TASK TO COMPLETE
Reproduce nothing but the lines from the start of the material through the line that includes "var bTicksY = [-15, -10, -5, 0, 5, 10];", both ends included, and omit every picture.

··· DATA LINES ···

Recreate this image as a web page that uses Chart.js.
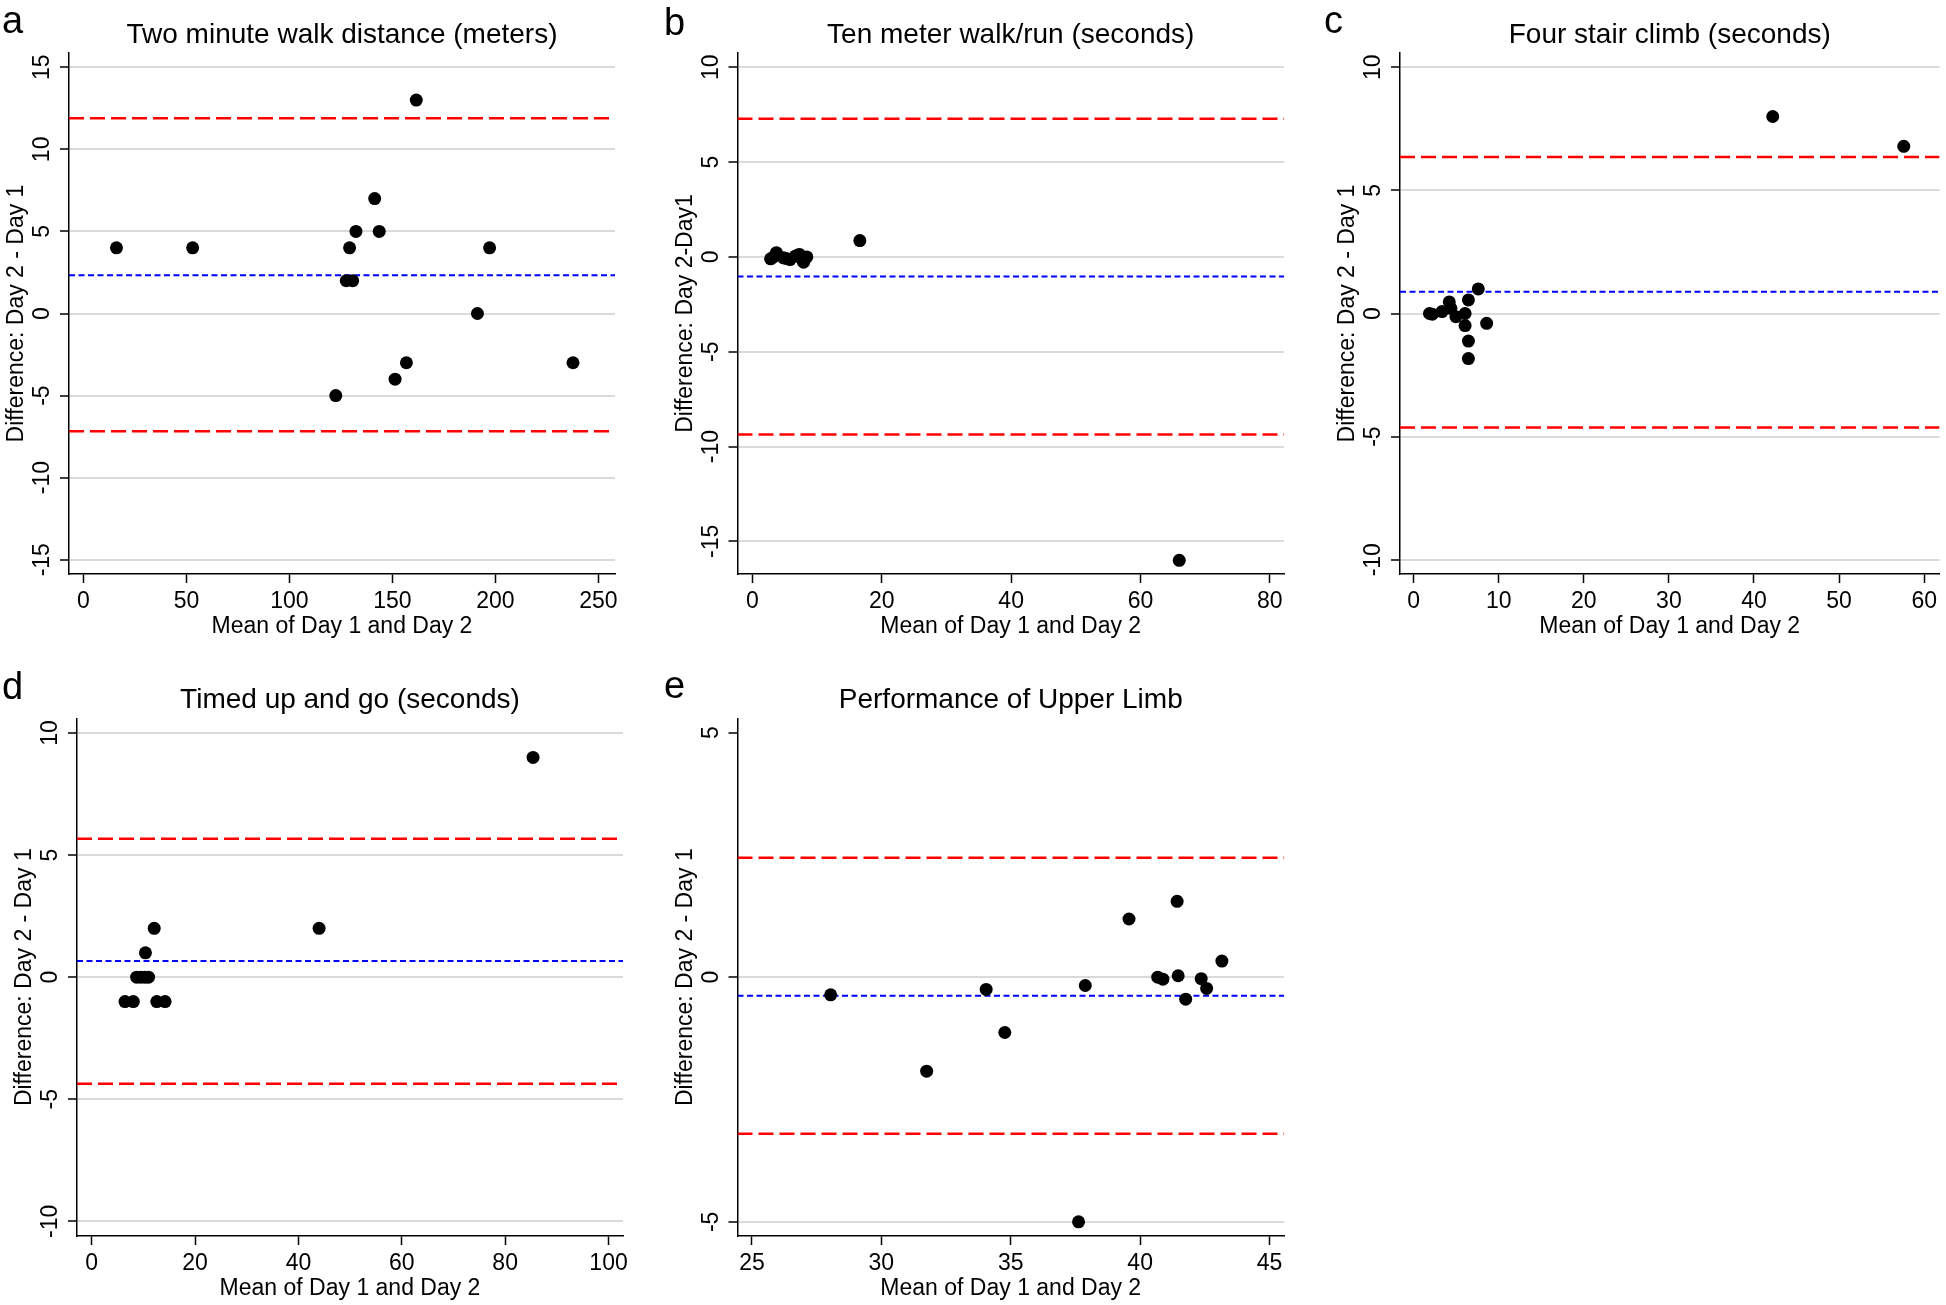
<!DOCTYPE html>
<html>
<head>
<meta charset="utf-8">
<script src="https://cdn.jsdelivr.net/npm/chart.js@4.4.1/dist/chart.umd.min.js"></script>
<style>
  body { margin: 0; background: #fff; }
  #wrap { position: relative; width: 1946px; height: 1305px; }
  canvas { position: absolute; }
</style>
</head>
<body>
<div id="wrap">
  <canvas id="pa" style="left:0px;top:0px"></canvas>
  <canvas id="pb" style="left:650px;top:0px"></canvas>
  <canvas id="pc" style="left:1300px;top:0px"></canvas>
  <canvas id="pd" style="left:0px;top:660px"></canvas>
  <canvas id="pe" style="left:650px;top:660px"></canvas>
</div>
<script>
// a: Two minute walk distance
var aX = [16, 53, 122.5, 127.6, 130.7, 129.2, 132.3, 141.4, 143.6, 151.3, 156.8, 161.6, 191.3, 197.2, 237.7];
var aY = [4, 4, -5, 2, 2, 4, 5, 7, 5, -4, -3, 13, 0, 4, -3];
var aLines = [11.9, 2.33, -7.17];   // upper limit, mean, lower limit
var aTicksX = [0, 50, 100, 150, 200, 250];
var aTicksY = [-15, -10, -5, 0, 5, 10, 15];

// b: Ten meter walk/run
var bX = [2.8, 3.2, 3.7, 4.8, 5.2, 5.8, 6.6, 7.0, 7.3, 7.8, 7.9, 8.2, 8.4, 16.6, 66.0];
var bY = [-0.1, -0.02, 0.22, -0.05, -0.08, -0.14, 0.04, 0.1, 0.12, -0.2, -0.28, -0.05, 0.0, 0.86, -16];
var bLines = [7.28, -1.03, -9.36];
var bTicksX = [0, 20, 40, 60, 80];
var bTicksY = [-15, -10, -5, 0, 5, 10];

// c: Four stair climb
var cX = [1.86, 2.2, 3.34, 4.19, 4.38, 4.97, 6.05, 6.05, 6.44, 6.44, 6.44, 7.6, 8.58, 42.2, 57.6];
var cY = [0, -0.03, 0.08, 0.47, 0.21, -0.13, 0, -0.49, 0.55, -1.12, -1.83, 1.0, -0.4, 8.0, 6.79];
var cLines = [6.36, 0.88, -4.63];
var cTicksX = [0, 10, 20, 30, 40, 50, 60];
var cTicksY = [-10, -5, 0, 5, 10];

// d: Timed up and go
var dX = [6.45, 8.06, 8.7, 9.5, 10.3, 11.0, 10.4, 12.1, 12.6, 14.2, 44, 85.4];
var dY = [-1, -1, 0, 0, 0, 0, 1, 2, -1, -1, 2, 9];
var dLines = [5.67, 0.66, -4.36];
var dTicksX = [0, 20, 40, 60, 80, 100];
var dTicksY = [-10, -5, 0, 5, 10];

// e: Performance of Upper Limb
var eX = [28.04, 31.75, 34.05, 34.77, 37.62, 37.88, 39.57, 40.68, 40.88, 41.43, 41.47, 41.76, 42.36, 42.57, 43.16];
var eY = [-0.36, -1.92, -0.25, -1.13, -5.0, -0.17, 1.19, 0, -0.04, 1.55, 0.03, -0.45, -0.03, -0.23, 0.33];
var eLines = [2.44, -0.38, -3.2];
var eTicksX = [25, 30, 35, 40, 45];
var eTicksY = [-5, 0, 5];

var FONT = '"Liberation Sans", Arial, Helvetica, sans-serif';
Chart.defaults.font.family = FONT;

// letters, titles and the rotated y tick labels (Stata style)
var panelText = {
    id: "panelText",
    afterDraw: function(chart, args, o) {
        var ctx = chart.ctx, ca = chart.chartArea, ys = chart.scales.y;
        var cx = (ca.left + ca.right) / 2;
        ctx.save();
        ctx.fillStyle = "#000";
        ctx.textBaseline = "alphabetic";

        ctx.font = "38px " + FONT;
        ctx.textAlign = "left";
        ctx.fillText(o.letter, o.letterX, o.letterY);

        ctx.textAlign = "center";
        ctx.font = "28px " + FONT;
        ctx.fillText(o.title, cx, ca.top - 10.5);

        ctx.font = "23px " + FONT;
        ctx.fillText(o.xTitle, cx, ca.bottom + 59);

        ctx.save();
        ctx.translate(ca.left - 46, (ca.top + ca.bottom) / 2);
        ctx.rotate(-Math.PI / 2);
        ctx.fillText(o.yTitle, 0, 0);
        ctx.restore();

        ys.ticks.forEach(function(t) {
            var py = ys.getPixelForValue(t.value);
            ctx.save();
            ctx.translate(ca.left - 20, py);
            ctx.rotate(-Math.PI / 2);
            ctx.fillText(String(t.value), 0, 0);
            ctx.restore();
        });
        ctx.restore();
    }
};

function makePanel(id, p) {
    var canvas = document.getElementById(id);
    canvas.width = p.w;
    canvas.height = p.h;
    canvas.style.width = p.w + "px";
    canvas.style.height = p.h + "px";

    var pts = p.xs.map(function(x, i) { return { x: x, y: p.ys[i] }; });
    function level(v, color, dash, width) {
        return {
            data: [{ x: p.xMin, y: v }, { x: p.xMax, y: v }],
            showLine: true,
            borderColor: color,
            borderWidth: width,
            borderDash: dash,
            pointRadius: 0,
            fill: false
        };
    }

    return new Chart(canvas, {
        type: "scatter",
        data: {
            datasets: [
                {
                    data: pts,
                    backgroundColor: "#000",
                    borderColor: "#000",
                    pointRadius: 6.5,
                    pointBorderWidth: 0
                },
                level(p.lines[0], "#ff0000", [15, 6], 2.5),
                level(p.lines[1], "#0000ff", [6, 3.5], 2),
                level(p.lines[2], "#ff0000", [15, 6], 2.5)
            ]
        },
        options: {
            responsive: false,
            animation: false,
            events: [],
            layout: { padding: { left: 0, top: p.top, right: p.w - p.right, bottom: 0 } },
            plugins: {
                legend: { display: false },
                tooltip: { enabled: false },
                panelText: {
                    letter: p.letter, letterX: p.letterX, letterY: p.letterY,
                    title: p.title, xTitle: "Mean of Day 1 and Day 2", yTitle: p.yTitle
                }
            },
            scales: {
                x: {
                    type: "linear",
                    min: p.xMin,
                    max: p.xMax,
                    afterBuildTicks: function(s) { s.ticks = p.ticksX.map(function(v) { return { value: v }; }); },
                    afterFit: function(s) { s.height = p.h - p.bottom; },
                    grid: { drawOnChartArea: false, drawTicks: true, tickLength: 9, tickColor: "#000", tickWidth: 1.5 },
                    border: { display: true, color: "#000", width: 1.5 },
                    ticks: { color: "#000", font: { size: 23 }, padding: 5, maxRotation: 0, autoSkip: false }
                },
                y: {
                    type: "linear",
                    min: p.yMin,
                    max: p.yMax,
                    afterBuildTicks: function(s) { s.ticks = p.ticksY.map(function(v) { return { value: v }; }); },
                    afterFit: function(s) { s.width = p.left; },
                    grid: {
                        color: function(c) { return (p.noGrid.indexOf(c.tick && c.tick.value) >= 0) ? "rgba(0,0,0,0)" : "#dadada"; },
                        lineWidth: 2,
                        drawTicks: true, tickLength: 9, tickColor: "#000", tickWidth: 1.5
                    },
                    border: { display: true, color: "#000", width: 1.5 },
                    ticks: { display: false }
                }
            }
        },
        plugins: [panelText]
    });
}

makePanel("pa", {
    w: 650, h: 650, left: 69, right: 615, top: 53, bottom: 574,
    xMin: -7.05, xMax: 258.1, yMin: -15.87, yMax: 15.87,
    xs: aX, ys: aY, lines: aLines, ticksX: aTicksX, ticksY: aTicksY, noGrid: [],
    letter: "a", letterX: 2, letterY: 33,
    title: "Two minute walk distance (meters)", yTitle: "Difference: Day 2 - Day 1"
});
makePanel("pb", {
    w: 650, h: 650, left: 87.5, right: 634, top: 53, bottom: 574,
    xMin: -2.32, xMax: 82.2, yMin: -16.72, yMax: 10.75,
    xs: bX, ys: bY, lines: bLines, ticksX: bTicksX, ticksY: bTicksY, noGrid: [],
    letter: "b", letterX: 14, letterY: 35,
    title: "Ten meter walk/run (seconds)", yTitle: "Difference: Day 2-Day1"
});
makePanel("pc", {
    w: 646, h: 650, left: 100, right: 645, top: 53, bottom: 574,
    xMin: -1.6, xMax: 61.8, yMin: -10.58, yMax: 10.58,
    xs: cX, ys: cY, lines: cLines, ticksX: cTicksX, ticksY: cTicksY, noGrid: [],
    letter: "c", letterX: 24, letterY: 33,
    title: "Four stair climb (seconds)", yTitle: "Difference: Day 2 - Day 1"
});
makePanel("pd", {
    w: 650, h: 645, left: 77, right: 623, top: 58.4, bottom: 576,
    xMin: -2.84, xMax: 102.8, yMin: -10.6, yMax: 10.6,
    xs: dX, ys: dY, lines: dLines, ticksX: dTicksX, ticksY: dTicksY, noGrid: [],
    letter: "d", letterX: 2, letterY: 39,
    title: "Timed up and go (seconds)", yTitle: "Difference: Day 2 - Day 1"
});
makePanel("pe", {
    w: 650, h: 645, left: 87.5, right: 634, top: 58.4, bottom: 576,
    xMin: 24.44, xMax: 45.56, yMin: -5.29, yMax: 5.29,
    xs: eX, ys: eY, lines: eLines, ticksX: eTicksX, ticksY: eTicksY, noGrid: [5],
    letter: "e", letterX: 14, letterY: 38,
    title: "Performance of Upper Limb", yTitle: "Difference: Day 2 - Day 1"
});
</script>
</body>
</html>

···

TASK RESULT
Recreate this image as a web page that uses Chart.js.
<!DOCTYPE html>
<html>
<head>
<meta charset="utf-8">
<script src="https://cdn.jsdelivr.net/npm/chart.js@4.4.1/dist/chart.umd.min.js"></script>
<style>
  body { margin: 0; background: #fff; }
  #wrap { position: relative; width: 1946px; height: 1305px; }
  canvas { position: absolute; }
</style>
</head>
<body>
<div id="wrap">
  <canvas id="pa" style="left:0px;top:0px"></canvas>
  <canvas id="pb" style="left:650px;top:0px"></canvas>
  <canvas id="pc" style="left:1300px;top:0px"></canvas>
  <canvas id="pd" style="left:0px;top:660px"></canvas>
  <canvas id="pe" style="left:650px;top:660px"></canvas>
</div>
<script>
// a: Two minute walk distance
var aX = [16, 53, 122.5, 127.6, 130.7, 129.2, 132.3, 141.4, 143.6, 151.3, 156.8, 161.6, 191.3, 197.2, 237.7];
var aY = [4, 4, -5, 2, 2, 4, 5, 7, 5, -4, -3, 13, 0, 4, -3];
var aLines = [11.9, 2.33, -7.17];   // upper limit, mean, lower limit
var aTicksX = [0, 50, 100, 150, 200, 250];
var aTicksY = [-15, -10, -5, 0, 5, 10, 15];

// b: Ten meter walk/run
var bX = [2.8, 3.2, 3.7, 4.8, 5.2, 5.8, 6.6, 7.0, 7.3, 7.8, 7.9, 8.2, 8.4, 16.6, 66.0];
var bY = [-0.1, -0.02, 0.22, -0.05, -0.08, -0.14, 0.04, 0.1, 0.12, -0.2, -0.28, -0.05, 0.0, 0.86, -16];
var bLines = [7.28, -1.03, -9.36];
var bTicksX = [0, 20, 40, 60, 80];
var bTicksY = [-15, -10, -5, 0, 5, 10];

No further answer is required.